General Assembly More At Four Plans a Major Setback for Our Neediest Children
The proposed changes in the Senate budget to one of Governor Easley’s finest policy initiatives, More at Four would be a major setback for our neediest children. The Senate guts the spend and changes the program into a child care subsidy program housed in the Department of Health and Human Services.
Without question, the changes would dramatically water down the quality of the More at Four program, and alter eligibility criteria such that some of the neediest students currently in More at Four programs – those with disabilities or whose parents do not work – either would no longer be eligible to participate or would ask of their parents a child care co-pay that they could not afford. It is clear that the very neediest children would not be able to access this fine program after 09-10 if present child care subsidy rules are maintained.
All this comes at a time when More at Four is being recognized as one of the finest and most effective early childhood intervention programs in the country. As Rochelle Williams blogged today, the Rutgers University National Institute for Early Education Research today released its State of Preschool Report 2008. More At Four is ranked equal best program in the nation. But the ranking came with a caveat:
“We are concerned that unless funding per child increases in North Carolina, programs will have to undercut quality…”
The best research on early childhood intervention stresses the need for targeted, quality programs. More at Four is both high quality and targeted at our neediest children. The Senate budget undermines the program’s quality and messes with the targeting.
Rigorous cost/benefit analyses of programs like More at Four nation-wide show that they produce a net economic benefit. The economic return on one dollar of investment in high quality targeted education programs for at risk, low income family three and four year olds averages around six dollars according to a recent study by Professors Arthur Reynolds and Judy Temple from the University of Minnesota. The Senate’s budget cuts and ill-advised re-casting of More At Four are false economy.

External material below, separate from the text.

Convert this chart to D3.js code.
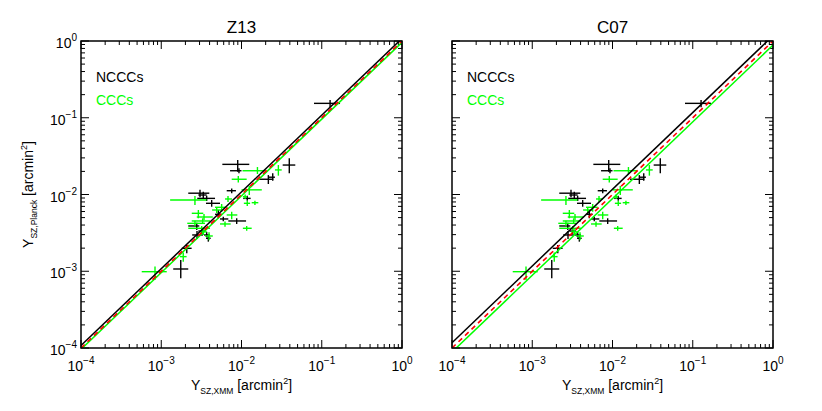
<!DOCTYPE html>
<html><head><meta charset="utf-8">
<script src="https://cdn.jsdelivr.net/npm/d3@7"></script>
<style>body{margin:0;background:#fff}svg{display:block}text{font-family:"Liberation Sans",Arial,sans-serif}</style>
</head><body><svg id="c" width="822" height="411"></svg>
<script>
// ---- data ----
const panelTitles = ["Z13", "C07"];
const ncccNorm = [1.08, 1.17];   // black best-fit normalisation per panel
const cccNorm  = [0.96, 0.885];  // green best-fit normalisation per panel
const tickExps = [-4, -3, -2, -1, 0];
const legendLabels = ["NCCCs", "CCCs"];

const ncccX   = [0.127, 8.97e-3, 9.3e-3, 3.94e-2, 2.16e-2, 2.45e-2, 7.55e-3, 3.04e-3, 3.34e-3, 3.68e-3, 4.25e-3, 1.18e-2, 5.14e-3, 5.93e-3, 8.71e-3, 2.77e-3, 3.19e-3, 3.68e-3, 3.86e-3, 2.79e-3, 2.08e-3, 1.75e-3];
const ncccXlo = [0.080, 5.77e-3, 7.2e-3, 3.26e-2, 1.65e-2, 2.16e-2, 6.54e-3, 2.17e-3, 2.9e-3, 2.81e-3, 3.61e-3, 1.05e-2, 4.68e-3, 5.4e-3, 6.85e-3, 2.17e-3, 2.9e-3, 3.41e-3, 3.61e-3, 2.43e-3, 1.80e-3, 1.41e-3];
const ncccXhi = [0.169, 1.25e-2, 1.0e-2, 4.68e-2, 2.49e-2, 2.61e-2, 8.53e-3, 3.97e-3, 3.68e-3, 4.68e-3, 5.4e-3, 1.30e-2, 5.66e-3, 6.85e-3, 1.14e-2, 2.98e-3, 3.51e-3, 4.05e-3, 4.13e-3, 3.31e-3, 2.39e-3, 2.17e-3];
const ncccY   = [0.154, 2.47e-2, 2.04e-2, 2.42e-2, 1.58e-2, 1.68e-2, 1.12e-2, 1.04e-2, 9.85e-3, 8.9e-3, 7.68e-3, 8.9e-3, 5.52e-3, 4.8e-3, 4.52e-3, 3.89e-3, 3.34e-3, 2.97e-3, 2.69e-3, 2.97e-3, 1.99e-3, 1.07e-3];
const ncccYlo = [0.137, 1.98e-2, 1.89e-2, 1.89e-2, 1.37e-2, 1.51e-2, 1.04e-2, 9.2e-3, 8.9e-3, 8.23e-3, 6.93e-3, 8.3e-3, 4.9e-3, 4.48e-3, 4.13e-3, 3.45e-3, 3.06e-3, 2.77e-3, 2.43e-3, 2.63e-3, 1.71e-3, 8.1e-4];
const ncccYhi = [0.170, 2.81e-2, 2.19e-2, 2.96e-2, 1.79e-2, 1.89e-2, 1.20e-2, 1.15e-2, 1.09e-2, 9.65e-3, 8.48e-3, 9.65e-3, 6.28e-3, 5.14e-3, 4.9e-3, 4.29e-3, 3.63e-3, 3.26e-3, 2.89e-3, 3.34e-3, 2.2e-3, 1.40e-3];

const cccX   = [1.58e-2, 2.88e-2, 9.12e-3, 2.63e-3, 1.25e-2, 1.11e-2, 1.18e-2, 1.47e-2, 5.66e-3, 4.91e-3, 2.9e-3, 7.55e-3, 3.28e-3, 2.63e-3, 6.23e-3, 1.16e-2, 3.19e-3, 3.34e-3, 1.88e-3, 8.36e-4, 3.41e-3, 3.94e-3, 6.79e-3];
const cccXlo = [1.03e-2, 2.61e-2, 7.55e-3, 1.29e-3, 1.0e-2, 1.04e-2, 1.07e-2, 1.34e-2, 4.68e-3, 4.3e-3, 2.4e-3, 6.54e-3, 2.4e-3, 2.11e-3, 5.4e-3, 1.04e-2, 2.17e-3, 3.04e-3, 1.71e-3, 5.71e-4, 2.77e-3, 3.51e-3, 6.23e-3];
const cccXhi = [2.02e-2, 3.17e-2, 1.16e-2, 3.68e-3, 1.79e-2, 1.18e-2, 1.28e-2, 1.62e-2, 6.54e-3, 5.55e-3, 3.34e-3, 8.87e-3, 4.05e-3, 3.51e-3, 7.33e-3, 1.34e-2, 4.05e-3, 3.68e-3, 2.07e-3, 1.17e-3, 4.39e-3, 4.39e-3, 7.62e-3];
const cccY   = [2.04e-2, 2.09e-2, 1.58e-2, 8.48e-3, 1.15e-2, 9.36e-3, 7.68e-3, 7.82e-3, 6.81e-3, 6.28e-3, 5.69e-3, 5.41e-3, 4.52e-3, 4.21e-3, 4.13e-3, 3.63e-3, 3.63e-3, 3.26e-3, 1.55e-3, 9.87e-4, 5.09e-3, 2.88e-3, 8.74e-3];
const cccYlo = [1.85e-2, 1.76e-2, 1.43e-2, 7.3e-3, 9.85e-3, 8.74e-3, 7.08e-3, 7.3e-3, 5.97e-3, 5.74e-3, 4.9e-3, 4.75e-3, 4.13e-3, 3.89e-3, 3.8e-3, 3.37e-3, 3.37e-3, 2.97e-3, 1.33e-3, 7.7e-4, 4.65e-3, 2.54e-3, 7.99e-3];
const cccYhi = [2.28e-2, 2.42e-2, 1.74e-2, 9.56e-3, 1.29e-2, 1.0e-2, 8.3e-3, 8.3e-3, 7.52e-3, 6.87e-3, 6.28e-3, 5.97e-3, 4.9e-3, 4.56e-3, 4.46e-3, 3.89e-3, 3.89e-3, 3.52e-3, 1.75e-3, 1.15e-3, 5.57e-3, 3.23e-3, 9.56e-3];

// ---- layout ----
const svg = d3.select("#c");
svg.append("rect").attr("width", 822).attr("height", 411).attr("fill", "#fff");
const panelLeft = [81, 452], pw = 321, plotTop = 41, ph = 307;
const GREEN = "#00ff00";

function makeSeries(X, Xlo, Xhi, Y, Ylo, Yhi) {
  return X.map((x, i) => ({x, xlo: Xlo[i], xhi: Xhi[i], y: Y[i], ylo: Ylo[i], yhi: Yhi[i]}));
}
const nccc = makeSeries(ncccX, ncccXlo, ncccXhi, ncccY, ncccYlo, ncccYhi);
const ccc = makeSeries(cccX, cccXlo, cccXhi, cccY, cccYlo, cccYhi);

function pow10Label(sel, e, size, supSize, supDy) {
  sel.append("tspan").text("10").attr("font-size", size);
  sel.append("tspan").text(e < 0 ? "\u2212" + (-e) : String(e)).attr("font-size", supSize).attr("dy", supDy);
}

panelTitles.forEach((title, p) => {
  const x0 = panelLeft[p];
  const x = d3.scaleLog().domain([1e-4, 1]).range([x0, x0 + pw]);
  const y = d3.scaleLog().domain([1e-4, 1]).range([plotTop + ph, plotTop]);
  const g = svg.append("g");
  const clipId = "clip" + p;
  svg.append("clipPath").attr("id", clipId).append("rect")
    .attr("x", x0).attr("y", plotTop).attr("width", pw).attr("height", ph);

  // ticks on all sides (inward)
  const allTicks = x.ticks(40);
  const isMajor = v => Math.abs(Math.log10(v) - Math.round(Math.log10(v))) < 1e-6;
  const tg = g.append("g").attr("stroke", "#000").attr("stroke-width", 1);
  allTicks.forEach(v => {
    const L = isMajor(v) ? 8 : 4;
    const xp = x(v), yp = y(v);
    tg.append("line").attr("x1", xp).attr("x2", xp).attr("y1", plotTop + ph).attr("y2", plotTop + ph - L);
    tg.append("line").attr("x1", xp).attr("x2", xp).attr("y1", plotTop).attr("y2", plotTop + L);
    tg.append("line").attr("y1", yp).attr("y2", yp).attr("x1", x0).attr("x2", x0 + L);
    tg.append("line").attr("y1", yp).attr("y2", yp).attr("x1", x0 + pw).attr("x2", x0 + pw - L);
  });

  // error-bar crosses
  const drawSeries = (data, color) => {
    const sg = g.append("g").attr("clip-path", `url(#${clipId})`).attr("stroke", color).attr("stroke-width", 1.4);
    data.forEach(d => {
      sg.append("line").attr("x1", x(d.xlo)).attr("x2", x(d.xhi)).attr("y1", y(d.y)).attr("y2", y(d.y));
      sg.append("line").attr("x1", x(d.x)).attr("x2", x(d.x)).attr("y1", y(d.ylo)).attr("y2", y(d.yhi));
    });
  };
  drawSeries(nccc, "#000");
  drawSeries(ccc, GREEN);

  // relations
  const lg = g.append("g").attr("clip-path", `url(#${clipId})`).attr("fill", "none");
  const rel = k => [[1e-4, k * 1e-4], [1, k]];
  const lineGen = d3.line().x(d => x(d[0])).y(d => y(d[1]));
  lg.append("path").attr("d", lineGen(rel(ncccNorm[p]))).attr("stroke", "#000").attr("stroke-width", 1.5);
  lg.append("path").attr("d", lineGen(rel(cccNorm[p]))).attr("stroke", GREEN).attr("stroke-width", 1.5);
  lg.append("path").attr("d", lineGen(rel(1))).attr("stroke", "#ff0000").attr("stroke-width", 1.6).attr("stroke-dasharray", "5,4");

  // frame
  g.append("rect").attr("x", x0).attr("y", plotTop).attr("width", pw).attr("height", ph)
    .attr("fill", "none").attr("stroke", "#000").attr("stroke-width", 1.5);

  // x tick labels
  tickExps.forEach(e => {
    const t = g.append("text").attr("x", x(Math.pow(10, e))).attr("y", 371).attr("text-anchor", "middle").attr("fill", "#000");
    pow10Label(t, e, 14, 10, -7);
  });
  // y tick labels (left panel only)
  if (p === 0) {
    tickExps.forEach(e => {
      const t = g.append("text").attr("x", x0 - 4).attr("y", y(Math.pow(10, e)) + 7).attr("text-anchor", "end").attr("fill", "#000");
      pow10Label(t, e, 14, 10, -7);
    });
    const yl = svg.append("text").attr("transform", `translate(33,${plotTop + ph / 2}) rotate(-90)`).attr("text-anchor", "middle");
    yl.append("tspan").text("Y").attr("font-size", 14);
    yl.append("tspan").text("SZ,Planck").attr("font-size", 8.5).attr("dy", 4);
    yl.append("tspan").text(" [arcmin").attr("font-size", 14).attr("dy", -4);
    yl.append("tspan").text("2").attr("font-size", 9).attr("dy", -6);
    yl.append("tspan").text("]").attr("font-size", 14).attr("dy", 6);
  }

  // x axis title
  const xl = g.append("text").attr("x", x0 + pw / 2).attr("y", 390).attr("text-anchor", "middle");
  xl.append("tspan").text("Y").attr("font-size", 14);
  xl.append("tspan").text("SZ,XMM").attr("font-size", 8.5).attr("dy", 4);
  xl.append("tspan").text(" [arcmin").attr("font-size", 14).attr("dy", -4);
  xl.append("tspan").text("2").attr("font-size", 9).attr("dy", -6);
  xl.append("tspan").text("]").attr("font-size", 14).attr("dy", 6);

  // title
  g.append("text").attr("x", x0 + pw / 2).attr("y", 33).attr("text-anchor", "middle")
    .attr("font-size", 17).text(title);

  // legend
  g.append("text").attr("x", x0 + 15).attr("y", 82).attr("font-size", 14).attr("fill", "#000").text(legendLabels[0]);
  g.append("text").attr("x", x0 + 15).attr("y", 105).attr("font-size", 14).attr("fill", GREEN).text(legendLabels[1]);
});
</script></body></html>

Double trouble for More at Four
It is not the only cloud on the horizon for More at Four, either. House Bill 539 would also mandate that the program would move over to DHHS and merge with the North Carolina Partnership for Children – the organization responsible for administering Governor Hunt’s signature program, Smart Start.
Questions as to the wisdom of this hastily hatched plan abound. One aim is to open the program to more students. That’s fine if they are at-risk. Otherwise, what is the aim given what we know about the relationship between effectiveness and the need for targeting? Will greater enrollment mean less spending per student? What happens to quality? What about pursuing evidence-based policies? Is that out the window now? Also: Are these programs similar such that administrative efficiencies would truly be achieved? What is wrong with the present administrative arrangment that needs changing? How will the merger affect the children served by More At Four, both in the transition period, and over the long haul as presumably, eligibility requirements change?
I don’t hear many answers to these questions. Alas, it is not at all clear that the many sponsors of H539 have them or have even thought to ask the questions.